Sehr geehrter Herr Dr. Ulsamer,
Ihre weitere Anmerkung zur Corona-Krise habe ich mir Interesse gelesen. Es wäre schön, wenn es Ihnen mit Ihrem Beitrag gelingt, die Politiker zu einer angemessenen Sprache zurückzubringen und diese zukünftig keine Verwirrung durch kriegerische Formulierungen bewusst schaffen. Seriöse Information, die die Politiker uns Bürgern schulden, darf nicht das Ziel verfolgen, abzulenken.
Befürchten muss man, dass es sich nicht nur um eine Begriffsverwirrung,handelt, sondern um eine ungenaue Sprache.

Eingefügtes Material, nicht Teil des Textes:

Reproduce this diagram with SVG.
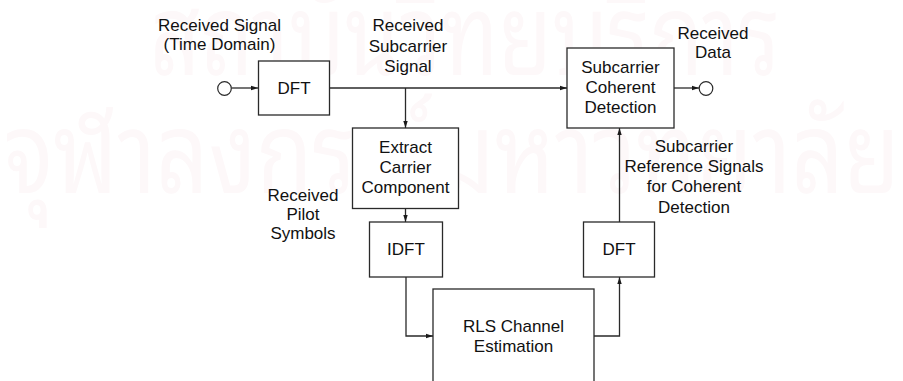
<svg xmlns="http://www.w3.org/2000/svg" width="903" height="381" viewBox="0 0 903 381">
  <defs>
    <marker id="arrow" markerUnits="userSpaceOnUse" markerWidth="8" markerHeight="6" refX="7" refY="3" orient="auto">
      <path d="M0,0.8 L7,3 L0,5.2 Z" fill="#1a1a1a"/>
    </marker>
    <style>
      .wm { font-family: "Noto Sans Thai Looped", "Loma", "Garuda", "Norasi", "Noto Sans Thai", "Noto Sans", sans-serif; fill: #fdf8f9; }
      .box { fill: #ffffff; stroke: #2a2a2a; stroke-width: 1.3; }
      .term { fill: #ffffff; stroke: #2a2a2a; stroke-width: 1.2; }
      .wire { fill: none; stroke: #2a2a2a; stroke-width: 1.3; }
      .arr { marker-end: url(#arrow); }
      text.lbl { font-family: "Liberation Sans", Arial, sans-serif; font-size: 17px; fill: #111111; text-anchor: middle; }
    </style>
  </defs>

  <rect width="903" height="381" fill="#ffffff"/>

  <!-- background watermark -->
  <g id="watermark">
    <text class="wm" x="150" y="75" font-size="112" textLength="630" lengthAdjust="spacingAndGlyphs">สถาบันวิทยบริการ</text>
    <text class="wm" x="4" y="193" font-size="112" textLength="896" lengthAdjust="spacingAndGlyphs">จุฬาลงกรณ์มหาวิทยาลัย</text>
  </g>

  <!-- connectors -->
  <g id="connectors">
    <line class="wire arr" x1="231.5" y1="88" x2="258" y2="88"/>
    <line class="wire arr" x1="330" y1="88" x2="567" y2="88"/>
    <line class="wire arr" x1="405.5" y1="88" x2="405.5" y2="128"/>
    <line class="wire arr" x1="405.5" y1="209" x2="405.5" y2="222"/>
    <polyline class="wire arr" points="406,277 406,336 433,336"/>
    <polyline class="wire arr" points="594,336 619.5,336 619.5,277"/>
    <line class="wire arr" x1="619.5" y1="222" x2="619.5" y2="128"/>
    <line class="wire arr" x1="674" y1="88" x2="699" y2="88"/>
  </g>

  <!-- terminals -->
  <g id="input-terminal">
    <circle class="term" cx="224.5" cy="88.5" r="6.8"/>
  </g>
  <g id="output-terminal">
    <circle class="term" cx="706" cy="88.5" r="6.8"/>
  </g>

  <!-- free labels -->
  <g id="label-received-signal">
    <text class="lbl" x="219.5" y="30.5">Received Signal</text>
    <text class="lbl" x="219.5" y="50">(Time Domain)</text>
  </g>
  <g id="label-received-subcarrier">
    <text class="lbl" x="408" y="31">Received</text>
    <text class="lbl" x="408" y="51.5">Subcarrier</text>
    <text class="lbl" x="408" y="72">Signal</text>
  </g>
  <g id="label-received-data">
    <text class="lbl" x="713" y="38.5">Received</text>
    <text class="lbl" x="713" y="58">Data</text>
  </g>
  <g id="label-pilot">
    <text class="lbl" x="303" y="201">Received</text>
    <text class="lbl" x="303" y="220">Pilot</text>
    <text class="lbl" x="303" y="239">Symbols</text>
  </g>
  <g id="label-reference">
    <text class="lbl" x="694" y="152">Subcarrier</text>
    <text class="lbl" x="694" y="172">Reference Signals</text>
    <text class="lbl" x="694" y="192">for Coherent</text>
    <text class="lbl" x="694" y="212.5">Detection</text>
  </g>

  <!-- blocks -->
  <g id="dft-in">
    <rect class="box" x="258.5" y="61" width="71" height="54"/>
    <text class="lbl" x="294" y="93.5">DFT</text>
  </g>
  <g id="coherent-detection">
    <rect class="box" x="567" y="48" width="107" height="80"/>
    <text class="lbl" x="620.5" y="73">Subcarrier</text>
    <text class="lbl" x="620.5" y="93">Coherent</text>
    <text class="lbl" x="620.5" y="113">Detection</text>
  </g>
  <g id="extract-carrier">
    <rect class="box" x="352.5" y="128" width="106" height="80.5"/>
    <text class="lbl" x="405.5" y="153">Extract</text>
    <text class="lbl" x="405.5" y="173">Carrier</text>
    <text class="lbl" x="405.5" y="193">Component</text>
  </g>
  <g id="idft">
    <rect class="box" x="369.5" y="222" width="73" height="55"/>
    <text class="lbl" x="406" y="255">IDFT</text>
  </g>
  <g id="dft-out">
    <rect class="box" x="583.5" y="222" width="71" height="55"/>
    <text class="lbl" x="619" y="255">DFT</text>
  </g>
  <g id="rls-estimation">
    <rect class="box" x="433" y="289" width="161" height="100"/>
    <text class="lbl" x="513.5" y="332">RLS Channel</text>
    <text class="lbl" x="513.5" y="352">Estimation</text>
  </g>
</svg>
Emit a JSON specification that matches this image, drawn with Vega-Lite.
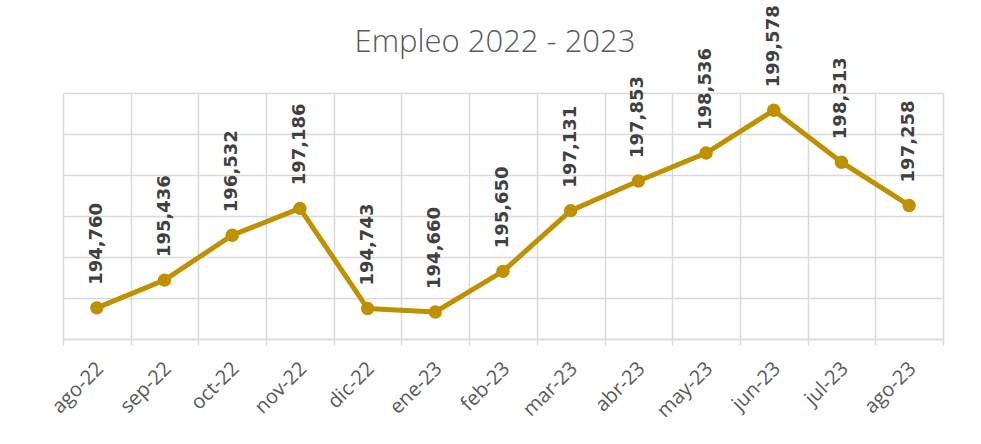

Während des Referendariats beim Landgericht Rottweil vor 40 Jahren habe ich von meinem Ausbilder gelernt: “Wer ungenau spricht, denkt ungenau”
Dies wäre dann nicht die Voraussetzung die unsere Politiker benötigen, um die Krise gemeinsam mit den Bürgern zu überwinden, damit wir möglichst bald vom Ausnahmezustand in die Normalität zurückkehren können.
Die finanziellen Mittel für die Rettungsschirme werden aufgebracht werden müssen. Hoffentlich mit Umsicht und mit der Beteiligung der Parlamente.
Mit freundlichen Grüßen
Gerhard Walter, Immendingen
Vielen Dank, sehr geehrter Herr Walter. Da kann ich Ihrem Ausbilder nur zustimmen, der meinte: “Wer ungenau spricht, denkt ungenau”. Natürlich müssen usere Politiker viel reden, aber etwas mehr Präzision könnte wahrlich nicht schaden.